La petite île italienne de Lampedusa est à la mode dans les media ces temps-ci.
Ca m’a fait penser à Giuseppe Tomasi, duc de Palma et prince de Lampedusa, auteur italien d’un unique mais magistral roman : Le Guépard (dans la langue de Dante : Il Gattopardo), édité au Seuil dans une nouvelle traduction, mais également disponible en collection de poche du Seuil. Tout dépend si vous préférez regarder, sur la couverture, le beau Burt Lancaster dans l’âge mûr ou la magnifique Claudia Cardinale à 20 ans (Note d’avril 2017 : cette édition avec Claudia Cardinale semble ne plus exister).
Le héros du Guépard est le prince Salina, un vieil aristocrate sicilien dont les armes sont un guépard d’où le nom du roman, et vivant au milieu du 19è siècle. Le vieux monde, celui de la noblesse, de ses terres et de ses paysans en quasi servitude, est en train de s’effondrer. C’est, pour l’Italie, le temps de l’unification du pays par Garibaldi, et le début de la domination économique et politique par la bourgeoisie roturière. C’est le même phénomène qui s’est produit en France à la fin du 18è siècle et en Grande Bretagne encore un siècle plus tôt.
Le prince Salina est un noble jusqu’au bout des ongles : de grande culture, astronome et mathématicien amateur, un gentilhomme dans tous les sens du terme. Il méprise profondément la bourgeoisie qui peu à peu prend le pouvoir, constituée de nouveaux riches incultes et arrogants, bouffis d’argent et ne respectant pas les bonnes vieilles valeurs. Mais son neveu Tancrède, aristocrate ruiné, le convainc de se rallier aux garibaldiens, seule façon à ses yeux pour que l’aristocratie conserve ce qui lui reste de puissance, pour que « tout change pour que rien ne change » selon la formule magnifique qu’il emploie pour convaincre son oncle. Et Tancrède, joignant l’utile à l’agréable, épouse la magnifique fille du plus riche bourgeois du patelin.
Giuseppe Tomasi di Lampedusa a largement puisé dans ses propres souvenirs et dans son histoire familiale pour dresser le portrait du prince Salina, inspiré du propre grand-père de l’auteur. Cela donne un ton extrêmement juste au contexte du roman : la campagne sicilienne et ses paysans misérables, les centaines de pièces du palais familial, dont la plupart sont à l’abandon, la personnalité du prince enfin, dont on en peut en définitive qu’admirer la stature.
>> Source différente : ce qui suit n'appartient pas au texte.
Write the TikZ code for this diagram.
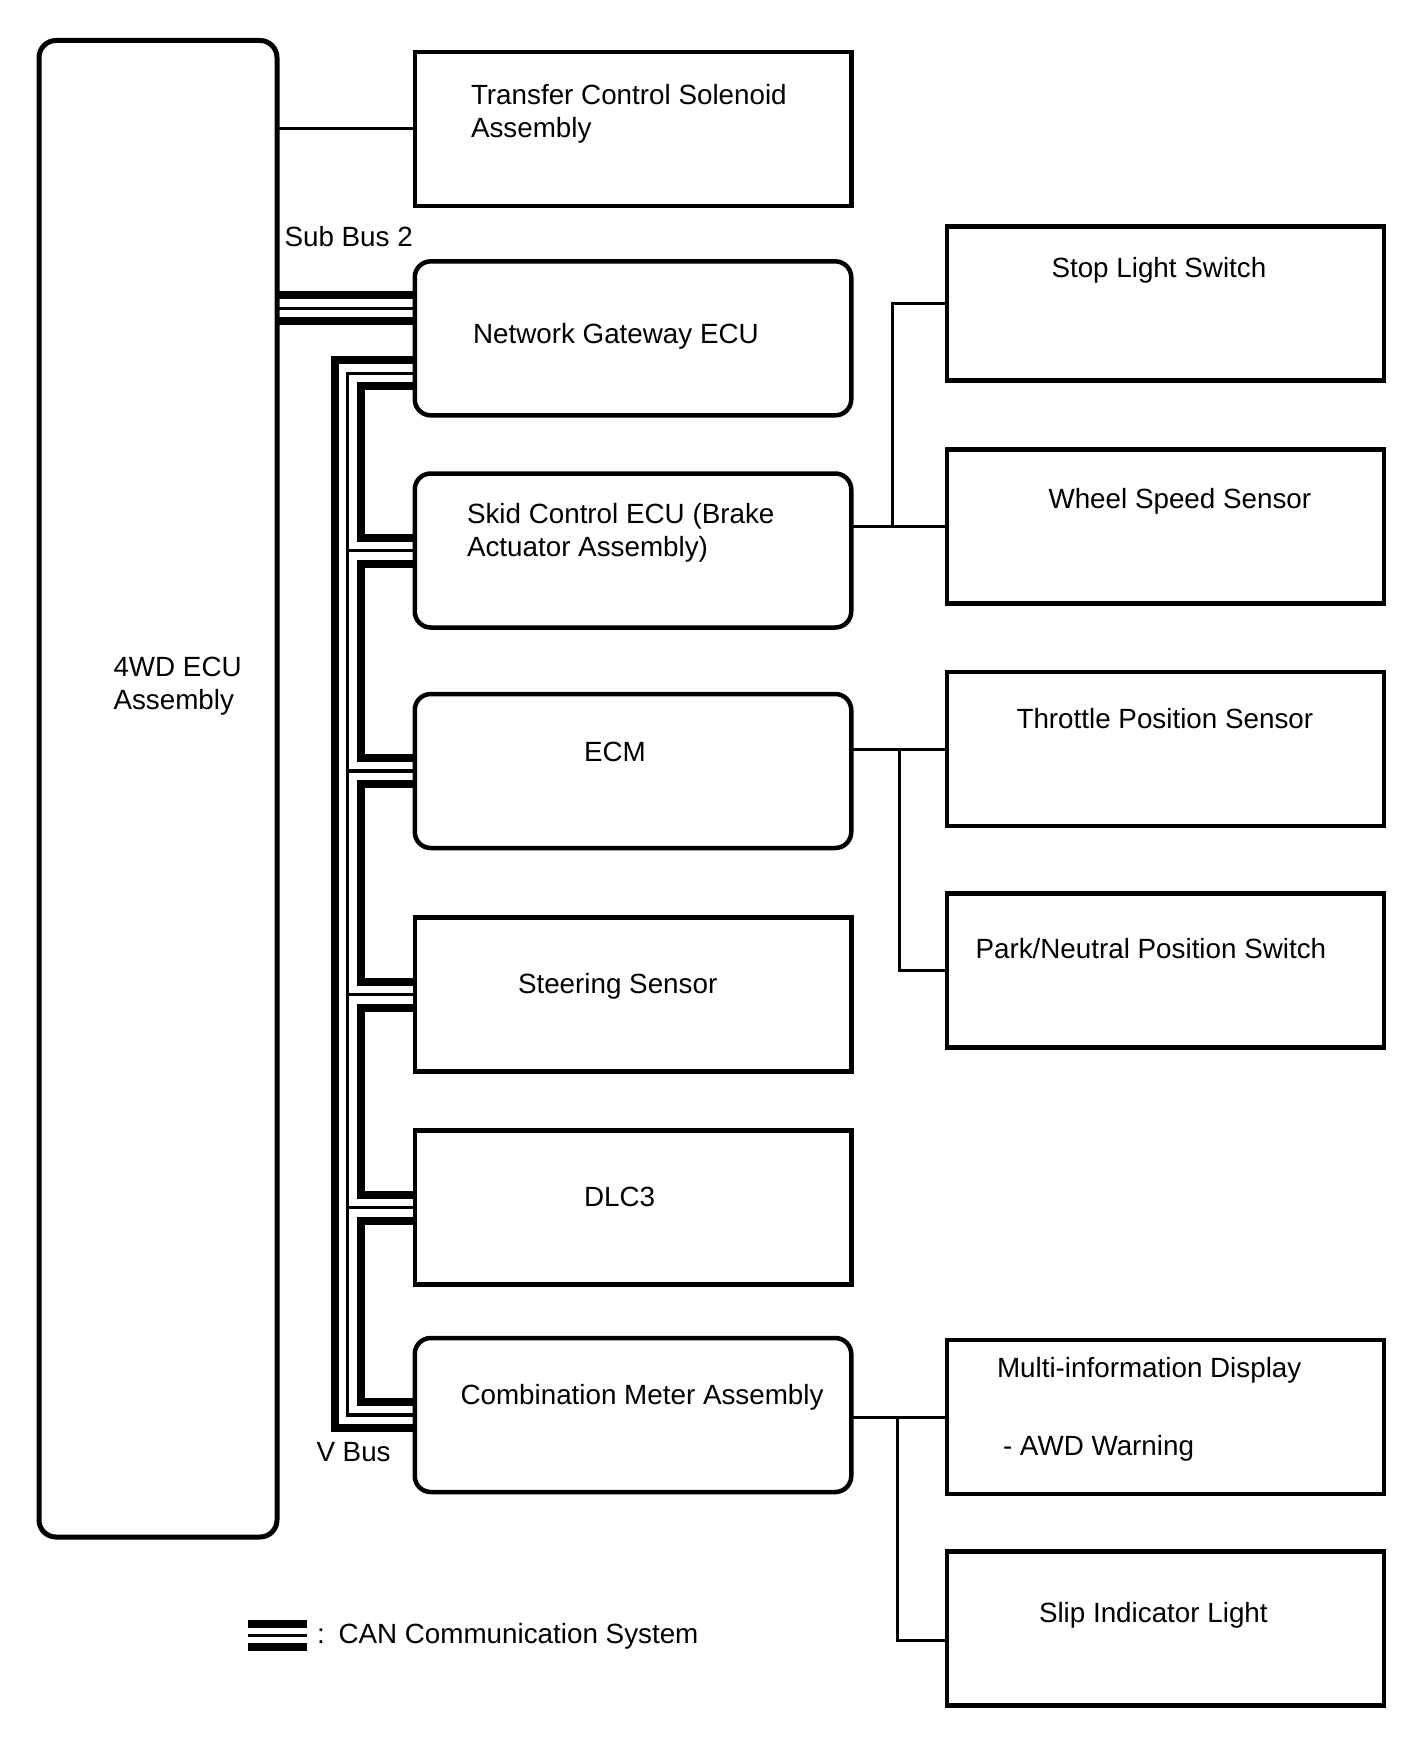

L’antépénultième chapitre, sur la mort du Prince, constitue parmi les meilleures pages que j’ai jamais lues sur une agonie.
Et pour me faire pardonner de n’avoir pas assuré la chronique livre au mois de mars, je vous offre en prime le film éponyme : Le Guépard, de Luchino Visconti, avec dans le rôle du prince Salina Burt Lancaster dans un de ses meilleurs rôles (mais moins beau, je vous l’accorde que dans Les Tueurs, où il avait largement 20 ans de moins, sans compter qu’il y était le partenaire d’Ava Gardner dans la fleur de son âge, mais je m’égare), Alain Delon dans le rôle de Tancrède (Alain Delon jeune, je précise), et Claudia Cardinale renversante (madame Lapin va décidément me tirer les oreilles). Le film est, et c’est quand même suffisamment rare pour être noté, aussi bon que le livre. D’abord, la nature même de l’intrigue historico-politique est parfaitement respectée, l’ambiance sicilienne est criante de vérité, et la mise en scène est tout aussi magistrale que la structure du roman, culminant dans la scène du bal (durant environ 3/4 d’heure), culte chez nombre de cinéphiles. Le film a été très justement récompensé par la palme d’or à Cannes en 1963.